Meluruskan Istilah “Tinggal Menunggu Waktu”

Pernyataan BMKG bahwa gempa megathrust “tinggal menunggu waktu” sering disalahartikan sebagai ramalan akan terjadi bencana dalam beberapa hari ke depan. Secara ilmiah, maksudnya adalah:

  1. Seismic Gap: Wilayah tersebut sudah sangat lama tidak mengalami gempa besar, sehingga secara statistik, akumulasi energinya sudah cukup untuk dilepaskan.

  2. Kepastian Geologis: Gempa bumi adalah siklus alam. Pasti akan terjadi lagi di masa depan, namun teknologi manusia saat ini belum bisa memprediksi tanggal dan jam pastinya.

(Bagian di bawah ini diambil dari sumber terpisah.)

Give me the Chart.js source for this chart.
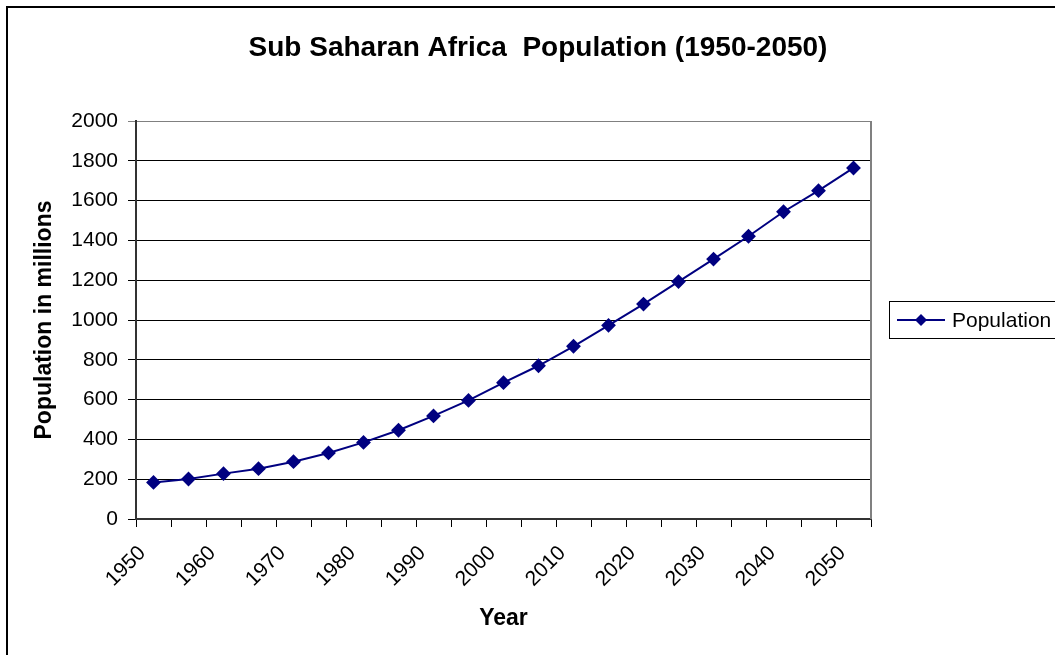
<!DOCTYPE html>
<html>
<head>
<meta charset="utf-8">
<script src="https://cdn.jsdelivr.net/npm/chart.js@4.4.1/dist/chart.umd.min.js"></script>
<style>
  html, body { margin: 0; padding: 0; background: #fff; }
  #chart { display: block; }
</style>
</head>
<body>
<canvas id="chart" width="1055" height="655"></canvas>
<script>
// ---- data ----
const years = ["1950", "1955", "1960", "1965", "1970", "1975", "1980", "1985", "1990", "1995",
               "2000", "2005", "2010", "2015", "2020", "2025", "2030", "2035", "2040", "2045", "2050"];
const population = [184, 201, 228, 253, 288, 332, 385, 446, 518, 596,
                    685, 770, 868, 973, 1080, 1193, 1306, 1421, 1544, 1650, 1764];
const yMin = 0, yMax = 2000, yStep = 200;

const chartTitle = "Sub Saharan Africa  Population (1950-2050)";
const yTitle = "Population in millions";
const xTitle = "Year";
const seriesName = "Population";

const FONT = "'Liberation Sans', Arial, sans-serif";
const NAVY = "#000080";

// рамка, заголовок, легенда и серая правая граница области построения
const excelDecor = {
  id: "excelDecor",
  beforeDatasetsDraw(chart) {
    const { ctx, chartArea: a } = chart;
    ctx.save();
    ctx.strokeStyle = "#808080";
    ctx.lineWidth = 2;
    ctx.beginPath();
    ctx.moveTo(a.right, a.top);
    ctx.lineTo(a.right, a.bottom);
    ctx.stroke();
    ctx.restore();
  },
  afterDraw(chart) {
    const { ctx } = chart;
    ctx.save();
    // outer frame (right and bottom are outside the picture)
    ctx.strokeStyle = "#000";
    ctx.lineWidth = 2;
    ctx.strokeRect(7, 7, 1060, 660);

    // title
    ctx.fillStyle = "#000";
    ctx.font = `bold 28px ${FONT}`;
    ctx.textAlign = "center";
    ctx.textBaseline = "middle";
    ctx.fillText(chartTitle, 538, 48);

    // legend
    const lx = 889, ly = 301, lh = 37;
    ctx.lineWidth = 1;
    ctx.strokeRect(lx + 0.5, ly + 0.5, 200, lh);
    const my = ly + lh / 2 + 0.5;
    ctx.strokeStyle = NAVY;
    ctx.lineWidth = 2;
    ctx.beginPath();
    ctx.moveTo(897, my);
    ctx.lineTo(945, my);
    ctx.stroke();
    ctx.fillStyle = NAVY;
    ctx.beginPath();
    ctx.moveTo(921, my - 6);
    ctx.lineTo(927, my);
    ctx.lineTo(921, my + 6);
    ctx.lineTo(915, my);
    ctx.closePath();
    ctx.fill();
    ctx.fillStyle = "#000";
    ctx.font = `21px ${FONT}`;
    ctx.textAlign = "left";
    ctx.fillText(seriesName, 952, my + 1);
    ctx.restore();
  }
};

new Chart(document.getElementById("chart").getContext("2d"), {
  type: "line",
  data: {
    labels: years,
    datasets: [{
      label: seriesName,
      data: population,
      borderColor: NAVY,
      backgroundColor: NAVY,
      borderWidth: 2,
      tension: 0,
      pointStyle: "rectRot",
      pointRadius: 6,
      pointHoverRadius: 6,
      pointBackgroundColor: NAVY,
      pointBorderColor: NAVY,
    }],
  },
  options: {
    responsive: false,
    animation: false,
    devicePixelRatio: 1,
    layout: { padding: { left: 0, top: 121, right: 184, bottom: 0 } },
    plugins: {
      legend: { display: false },
      title: { display: false },
      tooltip: { enabled: false },
    },
    scales: {
      x: {
        type: "category",
        offset: true,
        afterFit: s => { s.height = 136; },
        border: { color: "#333", width: 2 },
        grid: { offset: true, drawOnChartArea: false, drawTicks: true, tickLength: 8, color: "#000" },
        ticks: {
          autoSkip: false,
          maxRotation: 45,
          minRotation: 45,
          padding: 14,
          labelOffset: -11,
          color: "#000",
          font: { family: FONT, size: 21 },
          callback: function (v, i) { return i % 2 === 0 ? this.getLabelForValue(v) : ""; },
        },
        title: {
          display: true,
          text: xTitle,
          color: "#000",
          font: { family: FONT, size: 23, weight: "bold" },
          padding: { top: 0, bottom: 23 },
        },
      },
      y: {
        min: yMin,
        max: yMax,
        afterFit: s => { s.width = 136; },
        border: { color: "#333", width: 2 },
        grid: {
          tickLength: 8,
          color: c => (c.tick && c.tick.value === yMax ? "#808080" : "#000"),
        },
        ticks: {
          stepSize: yStep,
          padding: 10,
          color: "#000",
          font: { family: FONT, size: 21 },
          callback: v => String(v),
        },
        title: {
          display: true,
          text: yTitle,
          color: "#000",
          font: { family: FONT, size: 23, weight: "bold" },
          padding: { top: 31, bottom: 0 },
        },
      },
    },
  },
  plugins: [excelDecor],
});
</script>
</body>
</html>
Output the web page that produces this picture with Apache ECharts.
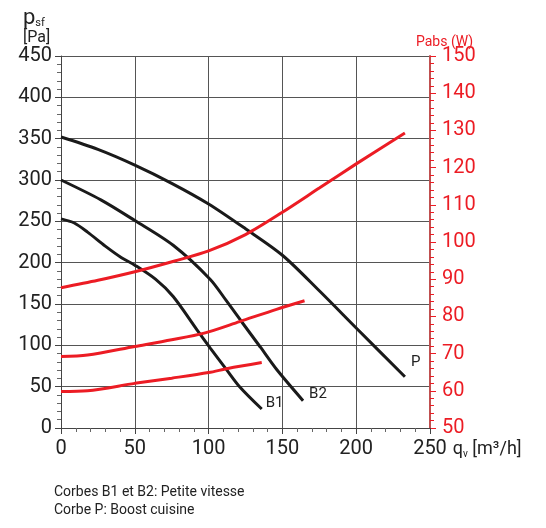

Tabel: Perbedaan Gempa Biasa vs Megathrust

Karakteristik Gempa Tektonik Biasa Gempa Megathrust
Lokasi Patahan di darat atau laut dangkal Zona subduksi (lepas pantai)
Kedalaman Dangkal hingga dalam Dangkal di area pertemuan lempeng
Magnitudo Bervariasi (Kecil – Besar) Sangat Besar (bisa > M 8,5)
Potensi Tsunami Rendah (kecuali ada longsor bawah laut) Sangat Tinggi

Langkah Mitigasi: Apa yang Harus Kita Lakukan?

Ketakutan tidak akan menyelamatkan kita, namun persiapan bisa. Berikut adalah langkah konkretnya:

  • Pahami Lokasi: Cari tahu apakah daerah tempat tinggalmu masuk dalam zona rawan tsunami atau tidak.

  • Bangunan Tahan Gempa: Pastikan struktur rumah cukup kuat atau setidaknya gunakan bahan yang ringan untuk atap.

  • Tas Siaga Bencana (TSB): Siapkan tas berisi dokumen penting, senter, air minum, obat-obatan, dan makanan instan untuk minimal 3 hari.

  • Edukasi “20-20-20”: Jika terjadi gempa selama 20 detik, jangan tunggu sirine, segera evakuasi ke tempat dengan ketinggian minimal 20 meter karena kamu hanya punya waktu sekitar 20 menit sebelum tsunami sampai ke daratan.

Kesimpulan

Megathrust bukanlah “kiamat”, melainkan fenomena geologis alami dari Bumi yang dinamis. Hidup di Indonesia berarti hidup berdampingan dengan risiko ini. Dengan literasi yang benar dan mitigasi yang matang, kita bisa meminimalisir dampak dan tetap hidup dengan tenang.